Beyin fırtınası; Beyin fırtınası bireylerde yaratıcı fikirlerin ortaya çıkmasını

ve problem çözme gücünü geliştirmeyi amaçlayan bir grup tartışma yöntemidir (Nakiboğlu, 2003: 341). Değerlendirme ve sınırlama olmaksızın, bir soruna mümkün olduğunca çok sayıda çözüm yolları elde etmeyi amaçlar. Yaratıcılık ve hayal gücü kullanılarak orijinal fikirler ortaya çıkarılmaya çalışılır. Beyin fırtınası yöntemine katılımcıların etkili, üretken ve yaratıcı bir şekilde katılabilmesi için bazı koşulların

sağlanması gerekmektedir. Fikirler söylendiği sırada eleştirme, değerlendirme ve yönlendirme yapılmamalı, sınırsız düşünce teşvik edilmeli, mümkün olduğunca çok düşünce üreterek iyi bir çözüm bulma olasılığı arttırılmaya çalışılmalıdır.

Kontrol planı; Kontrol planı uygulamalarında amaç kaliteli ürünün müşteri

beklentilerine uygun olarak üretilmesine yardımcı olmaktır. Kalite sürecinin önemli bir parçası olan kontrol planları süreç ve ürünlerde karşılaşılan değişiklikleri minimize etmek için kullanılan sistemlerin yazılı özetini içerir. Üretimin tüm aşamalarında, giriş kalite kontrol, ara kontrol, final kontrol ve periyodik olarak yapılması gereken kontrolleri kapsayacak şekilde süreç çıktılarının kontrol altında olduğunu belgeleyecek tüm faaliyetleri kapsar. Kontrol planı israfı azaltır ve ürünün kalitesini tasarım, üretim ve montaj aşamalarında yükseltir, müşteri için önemli olan süreç ve ürüne ait karakteristiklerin kaynaklarına odaklanarak müşteri memnuniyeti sağlar.

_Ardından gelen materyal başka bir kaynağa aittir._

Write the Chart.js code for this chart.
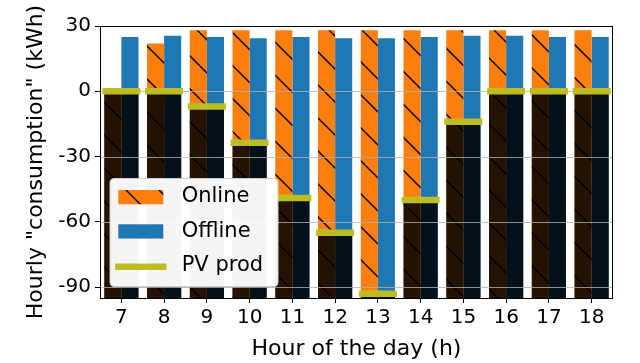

Kuvvet alanı analizi; Bir organizasyonun amacına ulaşmasına yardım edecek

veya onu engelleyecek etkilerin analizinde kullanılan bir tekniktir. Bir sorunun çözümünü destekleyen ve engelleyen güçlerin ortaya çıkartılarak pozitif etkenlerin güçlendirilmesi negatif etkenlerin yok edilmesi veya zayıflatılması için kullanılan kuvvet alan analizindeki destekleyen (yandaş unsurlar) güçler SWOT analizindeki fırsatları ve güçlü yanları, engelleyen (karşıt unsurlar) güçler ise tehditleri ve zayıf yönleri ifade etmektedir (Üstel, 2008: 73). Kuvvet alan analizi SWOT analizindeki gerek dış çevre faktörleri olan “fırsatlar” ve tehditler”, gerekse iç çevre faktörleri olan “güçlü yanlar” ve “zayıf yönler” puanlanmadıkça, çok da yol gösterici olamamaktadır. Kuvvet alanı analizi bu faktörlerin nicelemesi temeline dayanmaktadır.